■ What the task asks ■
In your copy, include every line of the listing below exactly but none of the pictures.

------------------------------------------------

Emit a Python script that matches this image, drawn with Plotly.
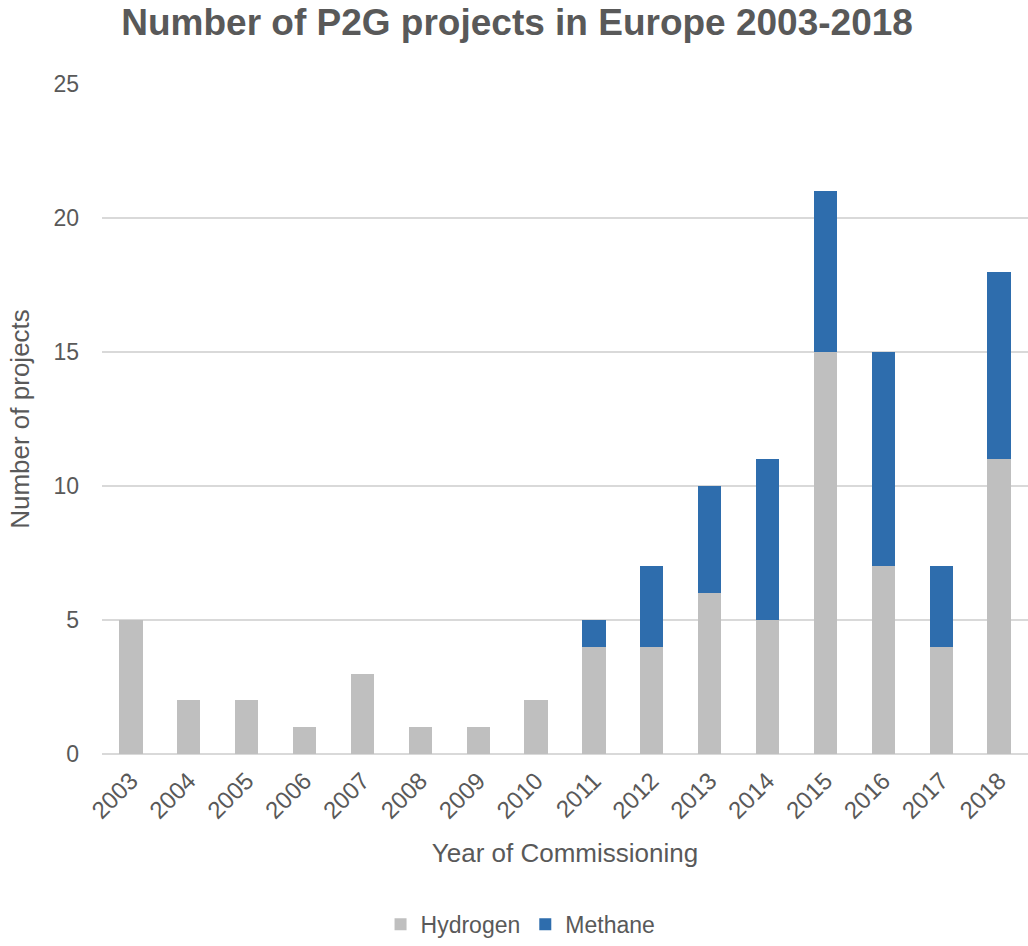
import plotly.graph_objects as go

years = ["2003", "2004", "2005", "2006", "2007", "2008", "2009", "2010",
         "2011", "2012", "2013", "2014", "2015", "2016", "2017", "2018"]
hydrogen = [5, 2, 2, 1, 3, 1, 1, 2, 4, 4, 6, 5, 15, 7, 4, 11]
methane = [0, 0, 0, 0, 0, 0, 0, 0, 1, 3, 4, 6, 6, 8, 3, 7]
y_ticks = [0, 5, 10, 15, 20, 25]

text_color = "#595959"
font_family = "Arial"

fig = go.Figure()
fig.add_trace(go.Bar(x=years, y=hydrogen, name="Hydrogen", marker_color="#BFBFBF",
                     marker_line_width=0))
fig.add_trace(go.Bar(x=years, y=methane, name="Methane", marker_color="#2E6DAD",
                     marker_line_width=0))

fig.update_layout(
    barmode="stack",
    bargap=0.6,
    width=1028,
    height=946,
    margin=dict(l=102, r=0, t=84, b=184),
    paper_bgcolor="white",
    plot_bgcolor="white",
    font=dict(family=font_family, color=text_color),
    title=dict(text="<b>Number of P2G projects in Europe 2003-2018</b>",
               x=0.503, xanchor="center", y=0.977, yanchor="middle",
               font=dict(size=37, color=text_color, family=font_family)),
    xaxis=dict(
        automargin=False,
        tickangle=-45,
        tickfont=dict(size=24, color=text_color, family=font_family),
        ticklabelstandoff=7,
        title=dict(text="Year of Commissioning",
                   font=dict(size=26, color=text_color, family=font_family),
                   standoff=21),
        showgrid=False,
        showline=False,
        ticks="",
    ),
    yaxis=dict(
        automargin=False,
        range=[0, 25],
        tickvals=y_ticks,
        tickfont=dict(size=23, color=text_color, family=font_family),
        title=dict(text="Number of projects",
                   font=dict(size=26, color=text_color, family=font_family),
                   standoff=16),
        gridcolor="#D9D9D9",
        gridwidth=1.5,
        zeroline=True,
        zerolinecolor="#D9D9D9",
        zerolinewidth=1.5,
        ticks="",
        ticklabelstandoff=22,
    ),
    legend=dict(orientation="h", x=0.452, xanchor="center", y=-0.254, yanchor="middle",
                font=dict(size=23, color=text_color, family=font_family),
                traceorder="normal", itemwidth=30),
)

fig.write_html("out.html")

------------------------------------------------

■ Problem solution ■
Emit a Python script that matches this image, drawn with Plotly.
import plotly.graph_objects as go

years = ["2003", "2004", "2005", "2006", "2007", "2008", "2009", "2010",
         "2011", "2012", "2013", "2014", "2015", "2016", "2017", "2018"]
hydrogen = [5, 2, 2, 1, 3, 1, 1, 2, 4, 4, 6, 5, 15, 7, 4, 11]
methane = [0, 0, 0, 0, 0, 0, 0, 0, 1, 3, 4, 6, 6, 8, 3, 7]
y_ticks = [0, 5, 10, 15, 20, 25]

text_color = "#595959"
font_family = "Arial"

fig = go.Figure()
fig.add_trace(go.Bar(x=years, y=hydrogen, name="Hydrogen", marker_color="#BFBFBF",
                     marker_line_width=0))
fig.add_trace(go.Bar(x=years, y=methane, name="Methane", marker_color="#2E6DAD",
                     marker_line_width=0))

fig.update_layout(
    barmode="stack",
    bargap=0.6,
    width=1028,
    height=946,
    margin=dict(l=102, r=0, t=84, b=184),
    paper_bgcolor="white",
    plot_bgcolor="white",
    font=dict(family=font_family, color=text_color),
    title=dict(text="<b>Number of P2G projects in Europe 2003-2018</b>",
               x=0.503, xanchor="center", y=0.977, yanchor="middle",
               font=dict(size=37, color=text_color, family=font_family)),
    xaxis=dict(
        automargin=False,
        tickangle=-45,
        tickfont=dict(size=24, color=text_color, family=font_family),
        ticklabelstandoff=7,
        title=dict(text="Year of Commissioning",
                   font=dict(size=26, color=text_color, family=font_family),
                   standoff=21),
        showgrid=False,
        showline=False,
        ticks="",
    ),
    yaxis=dict(
        automargin=False,
        range=[0, 25],
        tickvals=y_ticks,
        tickfont=dict(size=23, color=text_color, family=font_family),
        title=dict(text="Number of projects",
                   font=dict(size=26, color=text_color, family=font_family),
                   standoff=16),
        gridcolor="#D9D9D9",
        gridwidth=1.5,
        zeroline=True,
        zerolinecolor="#D9D9D9",
        zerolinewidth=1.5,
        ticks="",
        ticklabelstandoff=22,
    ),
    legend=dict(orientation="h", x=0.452, xanchor="center", y=-0.254, yanchor="middle",
                font=dict(size=23, color=text_color, family=font_family),
                traceorder="normal", itemwidth=30),
)

fig.write_html("out.html")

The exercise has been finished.